The Securities and Exchange Commission charged XL Fleet with misleading investors about its revenue prospects in the 2020 deal to take the company public by merging with a SPAC, or special purpose acquisition company. Investors have already paid a steep price, experiencing a loss of 99 percent by the time XL Fleet shut down its electric vehicle conversion business and was acquired by Denver-based Spruce Power last year.
Spruce agreed to settle the SEC charges on Friday, paying an $11 million civil penalty without admitting or denying guilt.
“It goes without saying that investors commonly rely on revenue projections when deciding how and where to invest, and that’s perhaps especially true for investment decisions involving early-stage companies in the SPAC market,” Mark Cave, associate director of the SEC’s Division of Enforcement, said in a statement. “By linking its bold revenue projections to misleading claims about the company’s historical performance, XL Fleet misled investors by inhibiting their ability to differentiate between credible facts and mere aspiration.”

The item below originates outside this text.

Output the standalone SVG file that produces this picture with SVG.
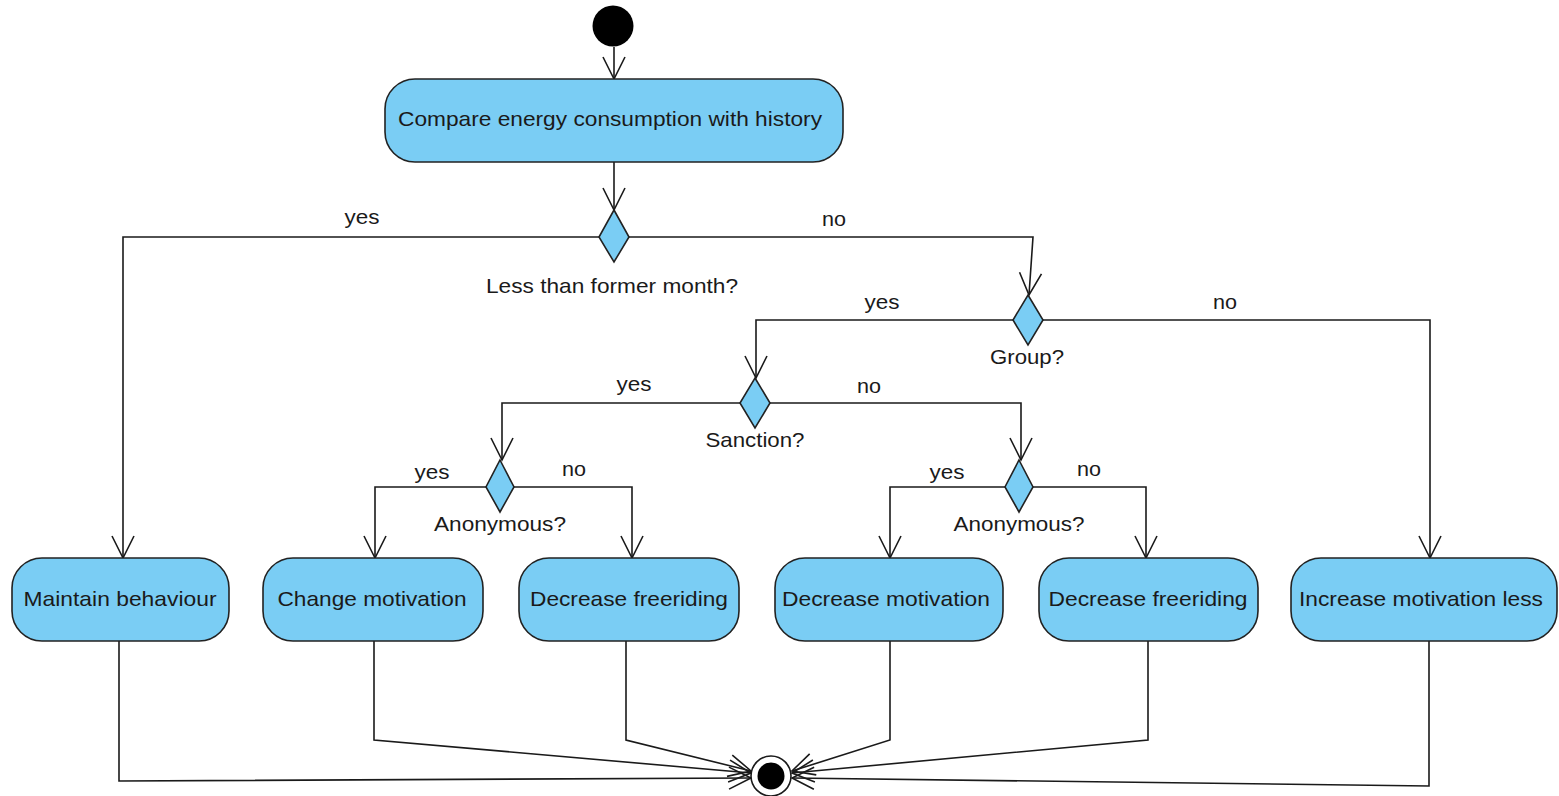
<svg xmlns="http://www.w3.org/2000/svg" width="1559" height="796" viewBox="0 0 1559 796">
<style>
.act{fill:#7acdf4;stroke:#222;stroke-width:1.6}
.dec{fill:#7acdf4;stroke:#222;stroke-width:1.6}
.t{font-family:"Liberation Sans",Arial,sans-serif;font-size:21px;fill:#1a1a1a;text-anchor:middle}
.c{fill:none;stroke:#1a1a1a;stroke-width:1.6;marker-end:url(#arr)}
</style>
<defs>
<marker id="arr" markerUnits="userSpaceOnUse" markerWidth="30" markerHeight="30" viewBox="-25 -15 30 30" refX="0" refY="0" orient="auto">
<path d="M-22,-11 L0,0 L-22,11" fill="none" stroke="#1a1a1a" stroke-width="1.6"/>
</marker>
</defs>
<g id="connectors">
<path class="c" d="M614,47 V79"/>
<path class="c" d="M614,162 V210"/>
<path class="c" d="M599,237 H123 V558"/>
<path class="c" d="M629,237 H1033 L1029,295"/>
<path class="c" d="M1013,320 H756 V378"/>
<path class="c" d="M1043,320 H1430 V558"/>
<path class="c" d="M740,403 H502 V460"/>
<path class="c" d="M770,403 H1021 V460"/>
<path class="c" d="M486,487 H375 V558"/>
<path class="c" d="M514,487 H632 V558"/>
<path class="c" d="M1005,487 H890 V558"/>
<path class="c" d="M1033,487 H1146 V558"/>
<path class="c" d="M119,641 V781 L751,778"/>
<path class="c" d="M374,641 V740 L751,773"/>
<path class="c" d="M626,641 V740 L751,771"/>
<path class="c" d="M890,641 V740 L792,771"/>
<path class="c" d="M1148,641 V740 L792,773"/>
<path class="c" d="M1429,641 V786 L792,778"/>
<text class="t" x="362" y="224" textLength="35" lengthAdjust="spacingAndGlyphs">yes</text>
<text class="t" x="834" y="226" textLength="24" lengthAdjust="spacingAndGlyphs">no</text>
<text class="t" x="882" y="309" textLength="35" lengthAdjust="spacingAndGlyphs">yes</text>
<text class="t" x="1225" y="309" textLength="24" lengthAdjust="spacingAndGlyphs">no</text>
<text class="t" x="634" y="391" textLength="35" lengthAdjust="spacingAndGlyphs">yes</text>
<text class="t" x="869" y="393" textLength="24" lengthAdjust="spacingAndGlyphs">no</text>
<text class="t" x="432" y="479" textLength="35" lengthAdjust="spacingAndGlyphs">yes</text>
<text class="t" x="574" y="476" textLength="24" lengthAdjust="spacingAndGlyphs">no</text>
<text class="t" x="947" y="479" textLength="35" lengthAdjust="spacingAndGlyphs">yes</text>
<text class="t" x="1089" y="476" textLength="24" lengthAdjust="spacingAndGlyphs">no</text>
</g>
<g id="start"><circle cx="613" cy="26" r="20.5" fill="#000"/></g>
<g id="compare">
<rect class="act" x="385" y="79" width="458" height="83" rx="30"/>
<text class="t" x="610" y="126" textLength="424" lengthAdjust="spacingAndGlyphs">Compare energy consumption with history</text>
</g>
<g id="d-less">
<polygon class="dec" points="614,210 629,237 614,262 599,237"/>
<text class="t" x="612" y="293" textLength="252" lengthAdjust="spacingAndGlyphs">Less than former month?</text>
</g>
<g id="d-group">
<polygon class="dec" points="1028,295 1043,320 1028,345 1013,320"/>
<text class="t" x="1027" y="364" textLength="74" lengthAdjust="spacingAndGlyphs">Group?</text>
</g>
<g id="d-sanction">
<polygon class="dec" points="755,378 770,403 755,428 740,403"/>
<text class="t" x="755" y="447" textLength="99" lengthAdjust="spacingAndGlyphs">Sanction?</text>
</g>
<g id="d-anon1">
<polygon class="dec" points="500,460 514,487 500,512 486,487"/>
<text class="t" x="500" y="531" textLength="132" lengthAdjust="spacingAndGlyphs">Anonymous?</text>
</g>
<g id="d-anon2">
<polygon class="dec" points="1019,460 1033,487 1019,512 1005,487"/>
<text class="t" x="1019" y="531" textLength="131" lengthAdjust="spacingAndGlyphs">Anonymous?</text>
</g>
<g id="maintain">
<rect class="act" x="12" y="558" width="217" height="83" rx="30"/>
<text class="t" x="120" y="606" textLength="193" lengthAdjust="spacingAndGlyphs">Maintain behaviour</text>
</g>
<g id="change">
<rect class="act" x="263" y="558" width="220" height="83" rx="30"/>
<text class="t" x="372" y="606" textLength="189" lengthAdjust="spacingAndGlyphs">Change motivation</text>
</g>
<g id="freeriding1">
<rect class="act" x="519" y="558" width="220" height="83" rx="30"/>
<text class="t" x="629" y="606" textLength="198" lengthAdjust="spacingAndGlyphs">Decrease freeriding</text>
</g>
<g id="decmotivation">
<rect class="act" x="775" y="558" width="228" height="83" rx="30"/>
<text class="t" x="886" y="606" textLength="208" lengthAdjust="spacingAndGlyphs">Decrease motivation</text>
</g>
<g id="freeriding2">
<rect class="act" x="1039" y="558" width="219" height="83" rx="30"/>
<text class="t" x="1148" y="606" textLength="199" lengthAdjust="spacingAndGlyphs">Decrease freeriding</text>
</g>
<g id="increase">
<rect class="act" x="1291" y="558" width="266" height="83" rx="30"/>
<text class="t" x="1421" y="606" textLength="244" lengthAdjust="spacingAndGlyphs">Increase motivation less</text>
</g>
<g id="end">
<circle cx="771" cy="776" r="20" fill="#fff" stroke="#1a1a1a" stroke-width="1.6"/>
<circle cx="771" cy="776" r="13.5" fill="#000"/>
</g>
</svg>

XL Fleet was founded by Tod Hynes in 2009 with plans to convert gasolinepowered trucks and vans to electric powertrains. Working out of space above a garage in Brighton next to the Mass. Pike, XL developed batteries and motors it said could easily fit into existing trucks. The company hit a valuation of $4 billion days after going public, thanks in part to claims it had a $220 million backlog of business and forecasted 2024 revenue of $1.4 billion.
Short seller Carson Block, founder of Wall Street research firm Muddy Waters, blasted the projections in a March 2021 report that sparked the SEC’s investigation. And almost none of the forecast sales materialized, as XL Fleet’s revenue declined 23 percent to less than $16 million in 2021.
“It was just SPAC promoters trying to capitalize on the desire of all these new retail investors to own the next Tesla,” Block told the Globe in an interview last year.
Hynes left the company in 2022 before the Spruce Power acquisition.
The SEC traced the misleading numbers to a database that XL Fleet’s salespeople used to record sales opportunities. Of the purported $220 million backlog, only $20 million reflected actual sales or purchase orders, the SEC said. Of the remainder, $61 million had been entered in the database as having a 25 percent likelihood of becoming an actual sale and $133 million was listed with only a 5 percent chance of coming to fruition.
The 5 percent group “included potential customers who had not been contacted by XL Fleet’s salespeople, or who had been contacted for an indication of interest in XL Fleet’s products but had not responded,” the SEC noted. The pipeline also included potential business in California, even though the state had suspended XL Fleet’s application to sell its equipment there, the SEC said.
Spruce, which owns and operates solar power installations, said the $11 million penalty will be available to compensate XL Fleet shareholders for their losses.
“We are pleased to resolve these items that are unrelated to Spruce’s current management team or business plan. Having these matters resolved will better allow Spruce to look forward,” chief legal officer Jonathan Norling said in a statement.